Task goal:
Return all of the data exactly, with nothing left out but the pictures.

Dataset excerpt:
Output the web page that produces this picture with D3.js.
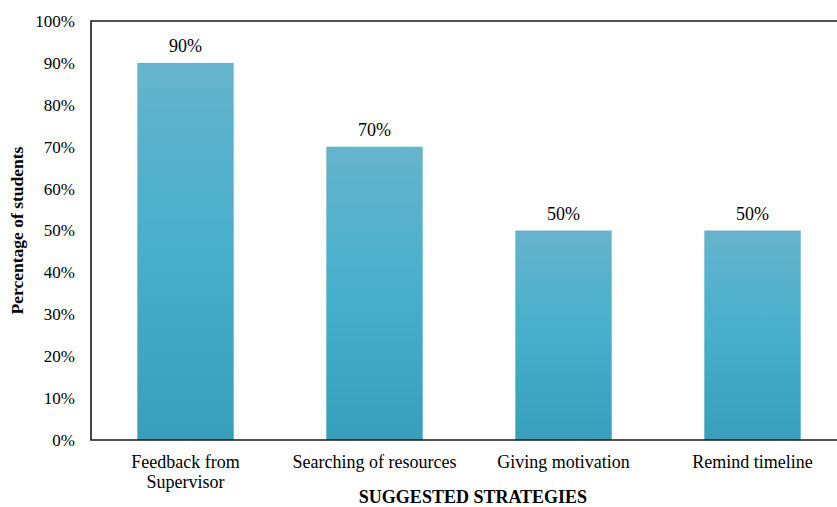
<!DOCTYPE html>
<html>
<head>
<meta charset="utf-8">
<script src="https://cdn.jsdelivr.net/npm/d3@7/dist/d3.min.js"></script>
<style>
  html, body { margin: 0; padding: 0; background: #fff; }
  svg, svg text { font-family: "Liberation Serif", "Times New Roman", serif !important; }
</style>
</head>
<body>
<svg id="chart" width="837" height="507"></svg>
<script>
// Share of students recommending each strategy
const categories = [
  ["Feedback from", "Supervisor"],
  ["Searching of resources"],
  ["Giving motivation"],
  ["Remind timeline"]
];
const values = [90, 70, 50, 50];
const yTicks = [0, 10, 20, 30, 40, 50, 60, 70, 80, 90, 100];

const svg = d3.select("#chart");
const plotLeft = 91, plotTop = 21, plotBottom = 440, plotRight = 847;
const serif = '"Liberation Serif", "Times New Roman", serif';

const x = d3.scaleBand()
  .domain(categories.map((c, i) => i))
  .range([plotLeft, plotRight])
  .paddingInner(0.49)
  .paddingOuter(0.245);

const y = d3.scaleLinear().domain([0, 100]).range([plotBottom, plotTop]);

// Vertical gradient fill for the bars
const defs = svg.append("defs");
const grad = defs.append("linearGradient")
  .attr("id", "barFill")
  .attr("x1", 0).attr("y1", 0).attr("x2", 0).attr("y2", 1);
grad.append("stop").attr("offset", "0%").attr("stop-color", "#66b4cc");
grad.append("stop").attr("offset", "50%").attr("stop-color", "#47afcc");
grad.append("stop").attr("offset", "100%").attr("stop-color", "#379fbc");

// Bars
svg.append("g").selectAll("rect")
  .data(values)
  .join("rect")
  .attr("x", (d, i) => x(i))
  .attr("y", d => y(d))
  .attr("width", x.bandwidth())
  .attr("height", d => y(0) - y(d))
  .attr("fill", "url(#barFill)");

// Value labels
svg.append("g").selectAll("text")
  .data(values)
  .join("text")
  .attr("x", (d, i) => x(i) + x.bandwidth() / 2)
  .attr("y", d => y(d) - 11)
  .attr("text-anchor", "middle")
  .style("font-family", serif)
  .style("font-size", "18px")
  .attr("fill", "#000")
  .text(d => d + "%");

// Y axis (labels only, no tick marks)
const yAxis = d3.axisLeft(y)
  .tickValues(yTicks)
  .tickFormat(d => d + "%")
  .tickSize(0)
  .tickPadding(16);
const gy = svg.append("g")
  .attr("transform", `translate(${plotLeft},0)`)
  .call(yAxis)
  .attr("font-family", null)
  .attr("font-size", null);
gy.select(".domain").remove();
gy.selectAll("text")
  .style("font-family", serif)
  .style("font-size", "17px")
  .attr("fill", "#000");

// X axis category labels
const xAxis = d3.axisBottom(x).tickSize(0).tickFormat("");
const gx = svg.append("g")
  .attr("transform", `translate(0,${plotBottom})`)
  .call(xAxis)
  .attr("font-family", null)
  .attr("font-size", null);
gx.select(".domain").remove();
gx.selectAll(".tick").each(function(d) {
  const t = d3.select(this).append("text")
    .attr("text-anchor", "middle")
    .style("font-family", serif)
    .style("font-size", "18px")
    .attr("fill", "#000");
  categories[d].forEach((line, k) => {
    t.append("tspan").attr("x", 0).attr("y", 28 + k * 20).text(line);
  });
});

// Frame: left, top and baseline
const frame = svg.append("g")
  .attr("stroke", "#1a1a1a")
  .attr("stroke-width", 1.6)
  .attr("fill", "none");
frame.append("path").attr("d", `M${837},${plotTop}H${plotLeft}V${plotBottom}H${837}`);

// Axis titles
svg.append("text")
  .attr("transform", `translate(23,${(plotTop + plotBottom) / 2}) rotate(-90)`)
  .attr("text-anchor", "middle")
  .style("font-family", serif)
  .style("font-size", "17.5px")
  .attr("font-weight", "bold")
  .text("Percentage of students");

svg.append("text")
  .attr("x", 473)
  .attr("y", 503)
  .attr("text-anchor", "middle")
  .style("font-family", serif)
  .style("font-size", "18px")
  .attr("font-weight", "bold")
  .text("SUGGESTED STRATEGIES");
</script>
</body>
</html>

Solution for this task:
Output the web page that produces this picture with D3.js.
<!DOCTYPE html>
<html>
<head>
<meta charset="utf-8">
<script src="https://cdn.jsdelivr.net/npm/d3@7/dist/d3.min.js"></script>
<style>
  html, body { margin: 0; padding: 0; background: #fff; }
  svg, svg text { font-family: "Liberation Serif", "Times New Roman", serif !important; }
</style>
</head>
<body>
<svg id="chart" width="837" height="507"></svg>
<script>
// Share of students recommending each strategy
const categories = [
  ["Feedback from", "Supervisor"],
  ["Searching of resources"],
  ["Giving motivation"],
  ["Remind timeline"]
];
const values = [90, 70, 50, 50];
const yTicks = [0, 10, 20, 30, 40, 50, 60, 70, 80, 90, 100];

const svg = d3.select("#chart");
const plotLeft = 91, plotTop = 21, plotBottom = 440, plotRight = 847;
const serif = '"Liberation Serif", "Times New Roman", serif';

const x = d3.scaleBand()
  .domain(categories.map((c, i) => i))
  .range([plotLeft, plotRight])
  .paddingInner(0.49)
  .paddingOuter(0.245);

const y = d3.scaleLinear().domain([0, 100]).range([plotBottom, plotTop]);

// Vertical gradient fill for the bars
const defs = svg.append("defs");
const grad = defs.append("linearGradient")
  .attr("id", "barFill")
  .attr("x1", 0).attr("y1", 0).attr("x2", 0).attr("y2", 1);
grad.append("stop").attr("offset", "0%").attr("stop-color", "#66b4cc");
grad.append("stop").attr("offset", "50%").attr("stop-color", "#47afcc");
grad.append("stop").attr("offset", "100%").attr("stop-color", "#379fbc");

// Bars
svg.append("g").selectAll("rect")
  .data(values)
  .join("rect")
  .attr("x", (d, i) => x(i))
  .attr("y", d => y(d))
  .attr("width", x.bandwidth())
  .attr("height", d => y(0) - y(d))
  .attr("fill", "url(#barFill)");

// Value labels
svg.append("g").selectAll("text")
  .data(values)
  .join("text")
  .attr("x", (d, i) => x(i) + x.bandwidth() / 2)
  .attr("y", d => y(d) - 11)
  .attr("text-anchor", "middle")
  .style("font-family", serif)
  .style("font-size", "18px")
  .attr("fill", "#000")
  .text(d => d + "%");

// Y axis (labels only, no tick marks)
const yAxis = d3.axisLeft(y)
  .tickValues(yTicks)
  .tickFormat(d => d + "%")
  .tickSize(0)
  .tickPadding(16);
const gy = svg.append("g")
  .attr("transform", `translate(${plotLeft},0)`)
  .call(yAxis)
  .attr("font-family", null)
  .attr("font-size", null);
gy.select(".domain").remove();
gy.selectAll("text")
  .style("font-family", serif)
  .style("font-size", "17px")
  .attr("fill", "#000");

// X axis category labels
const xAxis = d3.axisBottom(x).tickSize(0).tickFormat("");
const gx = svg.append("g")
  .attr("transform", `translate(0,${plotBottom})`)
  .call(xAxis)
  .attr("font-family", null)
  .attr("font-size", null);
gx.select(".domain").remove();
gx.selectAll(".tick").each(function(d) {
  const t = d3.select(this).append("text")
    .attr("text-anchor", "middle")
    .style("font-family", serif)
    .style("font-size", "18px")
    .attr("fill", "#000");
  categories[d].forEach((line, k) => {
    t.append("tspan").attr("x", 0).attr("y", 28 + k * 20).text(line);
  });
});

// Frame: left, top and baseline
const frame = svg.append("g")
  .attr("stroke", "#1a1a1a")
  .attr("stroke-width", 1.6)
  .attr("fill", "none");
frame.append("path").attr("d", `M${837},${plotTop}H${plotLeft}V${plotBottom}H${837}`);

// Axis titles
svg.append("text")
  .attr("transform", `translate(23,${(plotTop + plotBottom) / 2}) rotate(-90)`)
  .attr("text-anchor", "middle")
  .style("font-family", serif)
  .style("font-size", "17.5px")
  .attr("font-weight", "bold")
  .text("Percentage of students");

svg.append("text")
  .attr("x", 473)
  .attr("y", 503)
  .attr("text-anchor", "middle")
  .style("font-family", serif)
  .style("font-size", "18px")
  .attr("font-weight", "bold")
  .text("SUGGESTED STRATEGIES");
</script>
</body>
</html>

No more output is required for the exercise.